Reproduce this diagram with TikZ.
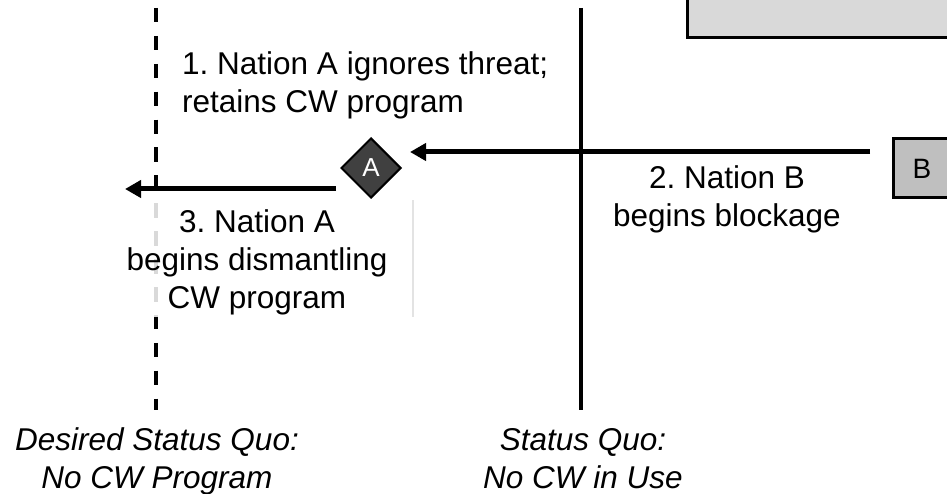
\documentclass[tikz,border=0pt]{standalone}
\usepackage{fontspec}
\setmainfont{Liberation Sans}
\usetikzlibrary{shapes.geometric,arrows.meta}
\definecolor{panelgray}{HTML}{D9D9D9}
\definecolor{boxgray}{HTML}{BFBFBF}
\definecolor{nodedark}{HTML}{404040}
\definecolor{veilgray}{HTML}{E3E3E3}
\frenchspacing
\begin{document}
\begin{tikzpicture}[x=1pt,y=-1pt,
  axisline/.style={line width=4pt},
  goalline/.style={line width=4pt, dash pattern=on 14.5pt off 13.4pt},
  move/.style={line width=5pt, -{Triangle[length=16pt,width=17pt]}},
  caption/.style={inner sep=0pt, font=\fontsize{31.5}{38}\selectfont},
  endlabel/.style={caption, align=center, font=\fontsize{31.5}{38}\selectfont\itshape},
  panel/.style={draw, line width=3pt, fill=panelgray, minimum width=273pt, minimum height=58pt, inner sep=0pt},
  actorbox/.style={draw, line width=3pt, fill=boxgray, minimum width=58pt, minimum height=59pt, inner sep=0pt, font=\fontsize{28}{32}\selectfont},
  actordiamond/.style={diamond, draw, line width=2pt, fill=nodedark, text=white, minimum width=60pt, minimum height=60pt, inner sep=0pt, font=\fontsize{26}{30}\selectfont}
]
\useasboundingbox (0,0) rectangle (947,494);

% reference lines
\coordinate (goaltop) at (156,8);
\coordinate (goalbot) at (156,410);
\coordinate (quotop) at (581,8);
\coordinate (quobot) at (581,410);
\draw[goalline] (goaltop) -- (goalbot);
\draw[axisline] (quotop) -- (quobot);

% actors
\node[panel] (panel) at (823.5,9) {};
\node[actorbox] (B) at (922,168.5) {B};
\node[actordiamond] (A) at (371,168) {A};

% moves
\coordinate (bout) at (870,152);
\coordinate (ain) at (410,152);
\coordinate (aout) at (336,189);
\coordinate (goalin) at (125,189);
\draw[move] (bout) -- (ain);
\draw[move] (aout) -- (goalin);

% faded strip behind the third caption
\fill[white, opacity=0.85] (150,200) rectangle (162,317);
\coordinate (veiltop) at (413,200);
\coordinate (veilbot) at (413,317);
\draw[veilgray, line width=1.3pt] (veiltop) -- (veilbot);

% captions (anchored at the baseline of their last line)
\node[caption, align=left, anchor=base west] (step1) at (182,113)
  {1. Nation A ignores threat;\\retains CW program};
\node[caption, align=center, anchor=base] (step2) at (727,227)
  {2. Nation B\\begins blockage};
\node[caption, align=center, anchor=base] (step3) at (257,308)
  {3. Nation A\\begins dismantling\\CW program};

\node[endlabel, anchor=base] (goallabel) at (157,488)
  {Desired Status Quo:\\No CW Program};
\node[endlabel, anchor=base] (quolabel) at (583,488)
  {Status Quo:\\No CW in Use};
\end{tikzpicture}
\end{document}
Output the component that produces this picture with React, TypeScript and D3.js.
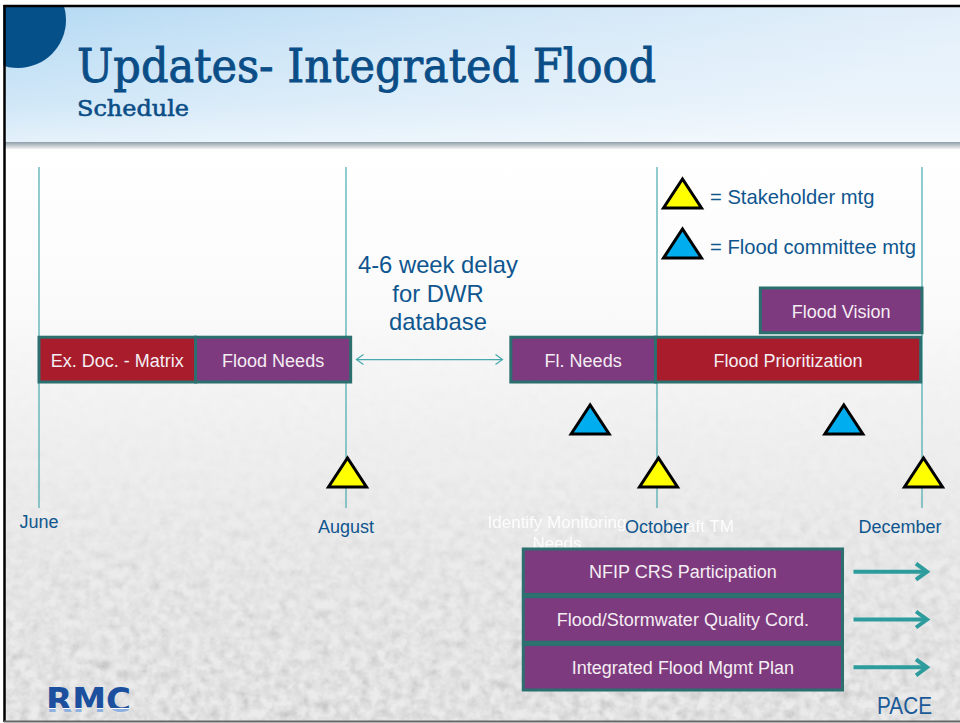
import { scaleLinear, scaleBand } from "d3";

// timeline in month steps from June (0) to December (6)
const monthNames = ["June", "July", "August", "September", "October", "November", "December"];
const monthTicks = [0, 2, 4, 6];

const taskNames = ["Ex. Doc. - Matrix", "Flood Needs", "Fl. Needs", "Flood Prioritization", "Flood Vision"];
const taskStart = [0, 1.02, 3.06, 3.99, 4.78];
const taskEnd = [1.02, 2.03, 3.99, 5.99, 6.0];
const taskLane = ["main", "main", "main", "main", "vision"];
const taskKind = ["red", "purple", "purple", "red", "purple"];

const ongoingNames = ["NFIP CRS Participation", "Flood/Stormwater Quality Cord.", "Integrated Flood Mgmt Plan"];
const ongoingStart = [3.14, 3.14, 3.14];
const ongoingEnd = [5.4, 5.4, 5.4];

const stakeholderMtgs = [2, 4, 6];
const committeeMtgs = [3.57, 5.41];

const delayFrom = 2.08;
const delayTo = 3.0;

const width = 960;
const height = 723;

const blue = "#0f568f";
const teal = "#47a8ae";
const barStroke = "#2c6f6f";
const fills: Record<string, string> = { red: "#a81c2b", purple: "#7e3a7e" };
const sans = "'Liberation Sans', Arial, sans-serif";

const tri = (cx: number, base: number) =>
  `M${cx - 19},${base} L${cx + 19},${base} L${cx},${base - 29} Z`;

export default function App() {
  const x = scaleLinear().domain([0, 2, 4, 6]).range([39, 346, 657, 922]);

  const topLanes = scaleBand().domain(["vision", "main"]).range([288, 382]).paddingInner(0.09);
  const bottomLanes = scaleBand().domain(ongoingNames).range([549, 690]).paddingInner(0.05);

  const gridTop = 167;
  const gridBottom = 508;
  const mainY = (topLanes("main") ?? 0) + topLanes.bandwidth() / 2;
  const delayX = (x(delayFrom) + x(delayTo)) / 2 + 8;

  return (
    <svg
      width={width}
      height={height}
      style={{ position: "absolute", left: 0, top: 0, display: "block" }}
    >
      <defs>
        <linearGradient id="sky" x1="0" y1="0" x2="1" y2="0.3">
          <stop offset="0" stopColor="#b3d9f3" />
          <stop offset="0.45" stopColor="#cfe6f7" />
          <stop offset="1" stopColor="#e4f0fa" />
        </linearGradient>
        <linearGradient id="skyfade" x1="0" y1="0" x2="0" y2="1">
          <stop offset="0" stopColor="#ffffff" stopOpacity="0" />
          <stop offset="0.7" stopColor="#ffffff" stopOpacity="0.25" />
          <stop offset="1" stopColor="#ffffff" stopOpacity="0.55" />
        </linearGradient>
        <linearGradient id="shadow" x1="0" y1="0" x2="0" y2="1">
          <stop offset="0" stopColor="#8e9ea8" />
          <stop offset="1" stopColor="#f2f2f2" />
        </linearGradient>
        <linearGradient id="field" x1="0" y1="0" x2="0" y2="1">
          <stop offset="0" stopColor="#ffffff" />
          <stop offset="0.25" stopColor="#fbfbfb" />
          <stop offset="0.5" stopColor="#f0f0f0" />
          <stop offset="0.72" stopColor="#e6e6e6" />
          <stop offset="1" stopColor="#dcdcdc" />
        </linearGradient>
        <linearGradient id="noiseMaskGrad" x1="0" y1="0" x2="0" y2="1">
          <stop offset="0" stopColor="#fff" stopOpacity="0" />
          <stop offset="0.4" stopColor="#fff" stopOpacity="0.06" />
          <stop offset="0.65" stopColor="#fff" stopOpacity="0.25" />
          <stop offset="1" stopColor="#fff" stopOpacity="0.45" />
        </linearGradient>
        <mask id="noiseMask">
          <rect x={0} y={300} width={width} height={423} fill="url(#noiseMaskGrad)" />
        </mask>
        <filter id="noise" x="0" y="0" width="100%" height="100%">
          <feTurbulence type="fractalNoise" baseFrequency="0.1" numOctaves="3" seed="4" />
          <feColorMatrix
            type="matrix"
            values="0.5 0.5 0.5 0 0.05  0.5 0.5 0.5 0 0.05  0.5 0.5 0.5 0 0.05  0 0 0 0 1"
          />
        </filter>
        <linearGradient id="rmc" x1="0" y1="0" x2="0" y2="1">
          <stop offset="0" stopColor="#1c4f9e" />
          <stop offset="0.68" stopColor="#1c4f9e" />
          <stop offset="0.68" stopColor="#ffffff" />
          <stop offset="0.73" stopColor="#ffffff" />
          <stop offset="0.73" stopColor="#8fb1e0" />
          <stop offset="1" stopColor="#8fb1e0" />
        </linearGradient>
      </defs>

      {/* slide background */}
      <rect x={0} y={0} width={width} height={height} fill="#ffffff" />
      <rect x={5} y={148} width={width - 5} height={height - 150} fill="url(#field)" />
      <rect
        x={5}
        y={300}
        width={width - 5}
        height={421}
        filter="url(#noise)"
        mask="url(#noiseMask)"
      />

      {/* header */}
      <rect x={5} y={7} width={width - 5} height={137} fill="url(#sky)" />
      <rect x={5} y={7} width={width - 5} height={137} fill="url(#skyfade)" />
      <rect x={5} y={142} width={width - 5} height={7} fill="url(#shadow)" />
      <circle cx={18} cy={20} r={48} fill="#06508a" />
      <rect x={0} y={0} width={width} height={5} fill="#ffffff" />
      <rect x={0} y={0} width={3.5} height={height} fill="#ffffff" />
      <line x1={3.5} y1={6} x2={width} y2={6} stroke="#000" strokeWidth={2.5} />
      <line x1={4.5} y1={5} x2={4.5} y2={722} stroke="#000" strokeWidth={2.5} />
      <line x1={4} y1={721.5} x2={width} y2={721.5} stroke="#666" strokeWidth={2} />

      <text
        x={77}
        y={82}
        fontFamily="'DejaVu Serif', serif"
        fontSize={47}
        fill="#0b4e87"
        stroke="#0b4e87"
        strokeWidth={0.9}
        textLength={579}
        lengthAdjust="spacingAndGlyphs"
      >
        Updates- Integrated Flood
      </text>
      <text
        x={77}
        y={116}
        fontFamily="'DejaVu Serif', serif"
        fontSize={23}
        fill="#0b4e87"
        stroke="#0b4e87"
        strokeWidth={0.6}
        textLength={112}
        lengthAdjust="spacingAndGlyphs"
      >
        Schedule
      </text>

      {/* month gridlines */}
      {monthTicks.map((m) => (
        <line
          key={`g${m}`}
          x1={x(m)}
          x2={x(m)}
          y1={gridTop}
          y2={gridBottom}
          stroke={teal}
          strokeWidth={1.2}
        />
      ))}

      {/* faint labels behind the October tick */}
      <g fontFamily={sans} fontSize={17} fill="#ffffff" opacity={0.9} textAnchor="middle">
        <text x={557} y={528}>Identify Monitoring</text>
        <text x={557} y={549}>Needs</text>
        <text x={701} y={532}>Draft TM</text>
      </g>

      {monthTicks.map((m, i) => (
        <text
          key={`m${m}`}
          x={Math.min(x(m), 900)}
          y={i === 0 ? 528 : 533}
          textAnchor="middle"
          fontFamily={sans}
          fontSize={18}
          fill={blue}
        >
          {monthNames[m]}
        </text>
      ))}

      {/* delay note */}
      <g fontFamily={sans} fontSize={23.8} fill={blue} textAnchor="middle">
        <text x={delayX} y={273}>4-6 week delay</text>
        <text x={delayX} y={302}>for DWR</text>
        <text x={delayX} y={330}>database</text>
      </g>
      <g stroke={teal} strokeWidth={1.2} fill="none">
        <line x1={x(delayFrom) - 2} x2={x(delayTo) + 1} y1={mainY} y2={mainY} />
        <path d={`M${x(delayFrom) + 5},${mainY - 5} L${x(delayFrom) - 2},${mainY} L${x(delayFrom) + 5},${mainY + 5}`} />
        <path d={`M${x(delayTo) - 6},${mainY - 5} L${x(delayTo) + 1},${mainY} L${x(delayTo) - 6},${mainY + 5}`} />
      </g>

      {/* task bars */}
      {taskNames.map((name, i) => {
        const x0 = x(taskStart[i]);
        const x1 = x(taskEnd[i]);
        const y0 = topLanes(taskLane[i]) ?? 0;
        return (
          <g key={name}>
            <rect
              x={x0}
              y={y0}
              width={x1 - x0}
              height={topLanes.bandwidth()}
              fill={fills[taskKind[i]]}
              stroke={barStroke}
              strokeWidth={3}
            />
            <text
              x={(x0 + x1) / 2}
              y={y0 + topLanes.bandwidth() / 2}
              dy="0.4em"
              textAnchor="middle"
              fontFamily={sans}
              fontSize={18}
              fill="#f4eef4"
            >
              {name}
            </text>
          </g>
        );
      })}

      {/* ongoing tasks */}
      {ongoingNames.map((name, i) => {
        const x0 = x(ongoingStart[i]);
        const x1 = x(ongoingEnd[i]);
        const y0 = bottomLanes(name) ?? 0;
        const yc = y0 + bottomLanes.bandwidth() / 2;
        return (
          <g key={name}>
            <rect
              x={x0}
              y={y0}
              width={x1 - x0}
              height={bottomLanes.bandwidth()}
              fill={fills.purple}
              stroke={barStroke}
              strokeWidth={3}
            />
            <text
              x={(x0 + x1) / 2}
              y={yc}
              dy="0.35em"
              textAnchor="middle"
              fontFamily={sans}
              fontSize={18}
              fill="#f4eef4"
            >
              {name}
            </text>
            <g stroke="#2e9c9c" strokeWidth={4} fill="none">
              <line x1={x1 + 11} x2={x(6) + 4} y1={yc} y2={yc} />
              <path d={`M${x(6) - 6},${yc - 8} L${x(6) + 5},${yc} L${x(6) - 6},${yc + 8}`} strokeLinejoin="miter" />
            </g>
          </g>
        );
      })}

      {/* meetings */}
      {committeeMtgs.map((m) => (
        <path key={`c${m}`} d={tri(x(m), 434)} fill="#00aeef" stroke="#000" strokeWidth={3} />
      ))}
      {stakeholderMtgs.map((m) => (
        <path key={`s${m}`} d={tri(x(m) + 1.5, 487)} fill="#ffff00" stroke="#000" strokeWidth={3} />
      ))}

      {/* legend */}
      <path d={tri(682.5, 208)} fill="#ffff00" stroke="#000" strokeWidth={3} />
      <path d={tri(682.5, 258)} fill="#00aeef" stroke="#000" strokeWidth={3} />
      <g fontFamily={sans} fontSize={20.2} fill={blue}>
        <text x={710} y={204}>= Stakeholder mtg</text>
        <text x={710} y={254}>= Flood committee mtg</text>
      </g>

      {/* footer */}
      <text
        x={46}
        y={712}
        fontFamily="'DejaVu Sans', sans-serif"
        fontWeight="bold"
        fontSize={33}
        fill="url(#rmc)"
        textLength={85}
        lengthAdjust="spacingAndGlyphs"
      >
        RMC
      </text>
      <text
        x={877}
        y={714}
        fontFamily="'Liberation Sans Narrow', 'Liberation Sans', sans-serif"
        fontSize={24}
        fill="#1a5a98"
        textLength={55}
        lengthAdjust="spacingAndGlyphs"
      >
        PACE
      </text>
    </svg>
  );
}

## Description of the task
Without the pictures, please reproduce each line of the listing above exactly, from the first one through the line bearing "(veiltop) -- (veilbot);".

## Full response
Reproduce this diagram with TikZ.
\documentclass[tikz,border=0pt]{standalone}
\usepackage{fontspec}
\setmainfont{Liberation Sans}
\usetikzlibrary{shapes.geometric,arrows.meta}
\definecolor{panelgray}{HTML}{D9D9D9}
\definecolor{boxgray}{HTML}{BFBFBF}
\definecolor{nodedark}{HTML}{404040}
\definecolor{veilgray}{HTML}{E3E3E3}
\frenchspacing
\begin{document}
\begin{tikzpicture}[x=1pt,y=-1pt,
  axisline/.style={line width=4pt},
  goalline/.style={line width=4pt, dash pattern=on 14.5pt off 13.4pt},
  move/.style={line width=5pt, -{Triangle[length=16pt,width=17pt]}},
  caption/.style={inner sep=0pt, font=\fontsize{31.5}{38}\selectfont},
  endlabel/.style={caption, align=center, font=\fontsize{31.5}{38}\selectfont\itshape},
  panel/.style={draw, line width=3pt, fill=panelgray, minimum width=273pt, minimum height=58pt, inner sep=0pt},
  actorbox/.style={draw, line width=3pt, fill=boxgray, minimum width=58pt, minimum height=59pt, inner sep=0pt, font=\fontsize{28}{32}\selectfont},
  actordiamond/.style={diamond, draw, line width=2pt, fill=nodedark, text=white, minimum width=60pt, minimum height=60pt, inner sep=0pt, font=\fontsize{26}{30}\selectfont}
]
\useasboundingbox (0,0) rectangle (947,494);

% reference lines
\coordinate (goaltop) at (156,8);
\coordinate (goalbot) at (156,410);
\coordinate (quotop) at (581,8);
\coordinate (quobot) at (581,410);
\draw[goalline] (goaltop) -- (goalbot);
\draw[axisline] (quotop) -- (quobot);

% actors
\node[panel] (panel) at (823.5,9) {};
\node[actorbox] (B) at (922,168.5) {B};
\node[actordiamond] (A) at (371,168) {A};

% moves
\coordinate (bout) at (870,152);
\coordinate (ain) at (410,152);
\coordinate (aout) at (336,189);
\coordinate (goalin) at (125,189);
\draw[move] (bout) -- (ain);
\draw[move] (aout) -- (goalin);

% faded strip behind the third caption
\fill[white, opacity=0.85] (150,200) rectangle (162,317);
\coordinate (veiltop) at (413,200);
\coordinate (veilbot) at (413,317);
\draw[veilgray, line width=1.3pt] (veiltop) -- (veilbot);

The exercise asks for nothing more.